The updated model is:

\[\beta_{j}|\mu, \sigma_{\beta}^{2} \sim \textsf{N}(\mu, \sigma_{\beta}^{2}) , j \in \text{validation}\\ \text{MLE}_{j}|\beta_{j},\text{SE}_{j}, q_j \sim \textsf{CL}(\beta_{j},\text{SE}_{j}, q_j) , j \in \text{discovery}\\ \sigma_{\beta}\sim \textsf{Cauchy}^+(0,\sigma^2_{\sigma})\]

Note that the selection uncertainty is somewhat accounted for through the conditional likelihood, but there is no measure of this uncertainty. By using the discovery MLEs, we are already assuming that there is a nonzero effect.

2.3 Bayes Factor Model

The discovery data can be used not only in estimating the distribution of the size of a preestablished effect (\(\mu\)), but in estimating the distribution of the probability of the effect itself (\(\xi = P(H_1)\)). To make this model easily generalizable, we use the upper bound on the Bayes Factor \[BF_{H_1:H_0} = \frac{L(\bar Y | H_1)}{L(\bar Y | H_0)} \leq \frac{1}{-e p log(p)}\]

where \(p\) is the p-value from the discovery data (Sellke et al., 2001). This is a “best-case scenario” of how much evidence there is from data given a particular p-value. Since this value is fixed given the discovery data, we can then consider the “posterior”" probability of true association \(\xi\) given the discovery p-value as a transformation of \(\xi\), which is parametrized with prior Beta(.5,.5). Let \(o\) be the prior odds \(\frac{1-\xi}{\xi}\). \[\xi' = \frac{P(H_1)*L(Y|H_1)}{P(H_0)*L(Y|H_0)+P(H_1)*L(Y|H_1)} = \frac{o*BF_{H_1}}{1+o*BF_{H_1}}\] Then \(\xi'\) can be used in the fully Bayesian model, but only with the validation data.

In this case, the discovery data will have an effect on the amount of zero-valued global effects sampled because it skews the distribution to the right.

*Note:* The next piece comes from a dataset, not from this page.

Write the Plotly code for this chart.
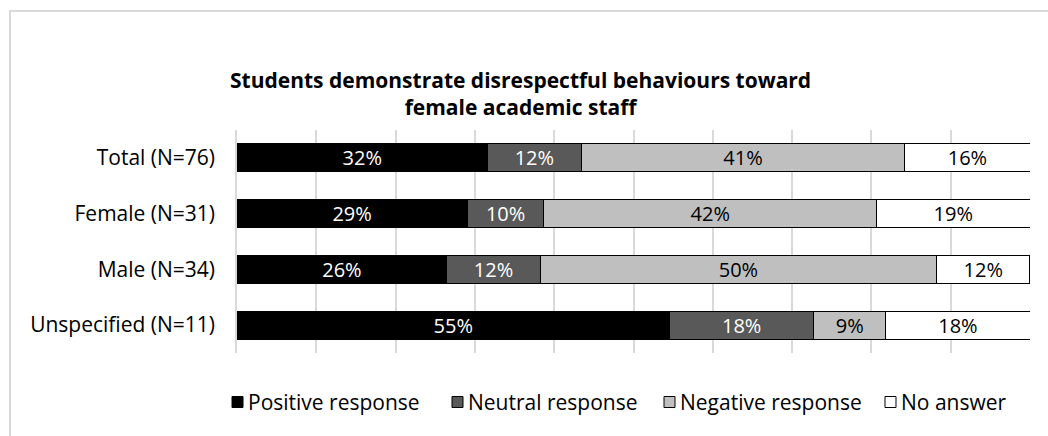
import plotly.graph_objects as go

# Response shares (%) per respondent group
groups = ["Total (N=76)", "Female (N=31)", "Male (N=34)", "Unspecified (N=11)"]
positive = [31.58, 29.03, 26.47, 54.55]
neutral = [11.84, 9.68, 11.76, 18.18]
negative = [40.79, 41.94, 50.00, 9.09]
no_answer = [15.79, 19.35, 11.76, 18.18]

series_names = ["Positive response", "Neutral response", "Negative response", "No answer"]
series_values = [positive, neutral, negative, no_answer]
fill_colors = ["#000000", "#595959", "#bfbfbf", "#ffffff"]
text_colors = ["#ffffff", "#ffffff", "#000000", "#000000"]

FONT = "Open Sans"
FS = 21

fig = go.Figure()
for name, vals, color, tcolor in zip(series_names, series_values, fill_colors, text_colors):
    fig.add_trace(go.Bar(
        y=groups, x=vals, name=name, orientation="h",
        marker=dict(color=color, line=dict(color="#000000", width=1)),
        texttemplate="%{x:.0f}%", textposition="inside",
        insidetextanchor="middle", textangle=0, constraintext="none",
        textfont=dict(color=tcolor, size=20, family=FONT),
        hoverinfo="skip", showlegend=False,
    ))

W, H = 1048, 436
L, R, T, B = 237, 18, 130, 83
pw, ph = W - L - R, H - T - B

def px_x(px):
    return (px - L) / pw

def px_y(py):
    return (H - B - py) / ph

# Legend row below the plot: a swatch followed by its label
legend_left = [232, 452, 664, 885]
legend_cy = 402
sw = 11
shapes = [dict(
    type="rect", xref="paper", yref="paper",
    x0=px_x(10), x1=px_x(1070), y0=px_y(460), y1=px_y(11),
    line=dict(color="#d9d9d9", width=2), fillcolor="rgba(0,0,0,0)",
    layer="below",
)]
annotations = [dict(
    text="<b>Students demonstrate disrespectful behaviours toward<br>female academic staff</b>",
    xref="paper", yref="paper", x=px_x(520), y=px_y(93),
    xanchor="center", yanchor="middle", showarrow=False,
    font=dict(size=FS, family=FONT, color="#000000"),
)]
for name, color, lx in zip(series_names, fill_colors, legend_left):
    shapes.append(dict(
        type="rect", xref="paper", yref="paper",
        x0=px_x(lx), x1=px_x(lx + sw),
        y0=px_y(legend_cy + sw / 2), y1=px_y(legend_cy - sw / 2),
        fillcolor=color, line=dict(color="#000000", width=1),
    ))
    annotations.append(dict(
        text=name, xref="paper", yref="paper",
        x=px_x(lx + sw + 3), y=px_y(legend_cy),
        xanchor="left", yanchor="middle", showarrow=False,
        font=dict(size=FS, family=FONT, color="#000000"),
    ))

fig.update_layout(
    width=W, height=H,
    margin=dict(l=L, r=R, t=T, b=B, pad=0),
    barmode="stack", bargap=0.5,
    plot_bgcolor="#ffffff", paper_bgcolor="#ffffff",
    font=dict(family=FONT, size=FS, color="#000000"),
    showlegend=False,
    xaxis=dict(
        range=[0, 100], showticklabels=False, ticks="",
        showgrid=True, gridcolor="#d9d9d9", gridwidth=1.5,
        dtick=10, zeroline=False, showline=False, fixedrange=True,
    ),
    yaxis=dict(
        categoryorder="array", categoryarray=groups[::-1],
        showgrid=False, ticks="", showline=True, linecolor="#d9d9d9",
        linewidth=1.5, ticklabelstandoff=16,
        tickfont=dict(size=FS, family=FONT),
    ),
    shapes=shapes,
    annotations=annotations,
)

fig.write_html("out.html")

However, since in this specific model we do not use the effect estimates from the discovery data, we essentially throw away any information regarding the size of the effect. These can be added in future models to better utilize the discovery data.

2.4 Prior Specifications

The choice of Cauchy priors for \(\mu\) and \(\sigma^2_{\beta}\) is based on simulation results. Both priors had mean zero and variance 1, based on the usual range of effect sizes in GWAS. The hyperparameters for \(\xi\) were set to \(a = b= \frac{1}{2}\). This distribution has a U-shape so that it favors extreme probabilities (0 or 1) more heavily than the values between them.

The normal approximation for the conditional likelihood model was chosen for its simplicity and because of the large sample sizes of GWAS, which allow for CLT assumptions.

For the Bayes Factor model, \(a = b= \frac{9}{10}\). This is because for small p-values, the transformation of \(\xi\) can be very extreme. For a GWAS p-value \(p = 10^{-7}\) and \(\xi \sim \textsf{Beta}(.5,.5)\) , \(P( \xi' \leq 0.5) =\) \(4.74\times 10^{-11}\) . For the flatter prior: \(\xi \sim \textsf{Beta}(.9,.9)\), \(P( \xi' \leq 0.5) =\) \(1.24\times 10^{-6}\).

The Bayes Factor model is extremely sensitive to the choice of prior as well as to the p-value. While the skew is appropriate for this particular prior, it would not necessarily make sense with a flat or informative prior.

2.5 Methods

Models were fit using R2jags and in the simpler cases, with original Metropolis Hastings algorithms. To specify distributions that are not part of the R2jags library, such as the conditional likelihood, we use the “ones trick”, which is implement by creating artificial observations of a Bernoulli variable. Consider a prior for \(\theta\) that is proportional to \(\pi(\theta)\). If we set that Bernoulli variable “ones” is equal to 1 with probability \(\pi(\theta)\), create an observation “ones”\(= 1\), and set a uniform prior for \(\theta\), then we are effectively creating a “posterior” for theta that is proportional to \(\pi(\theta)\) as intended.

Each JAGS model was run with the default settings: 3 chains, 2000 iterations, and 1000 burn-in samples. JAGS model functions for the hierarchical simulations can be found in the supplement.

All computed credible intervals are HPD (highest posterior density) intervals. A 95% HPD interval is the 95% of the sampled values with the highest density. HPD intervals are guaranteed to be the shortest intervals for that scale (they are not scale-invariant), and can give more reasonable answers for multimodal distributions than quantile-based intervals because they can be disjoint.

Point estimates were calculated used the posterior median, so that these estimates would be invariant to transformations (e.g. log).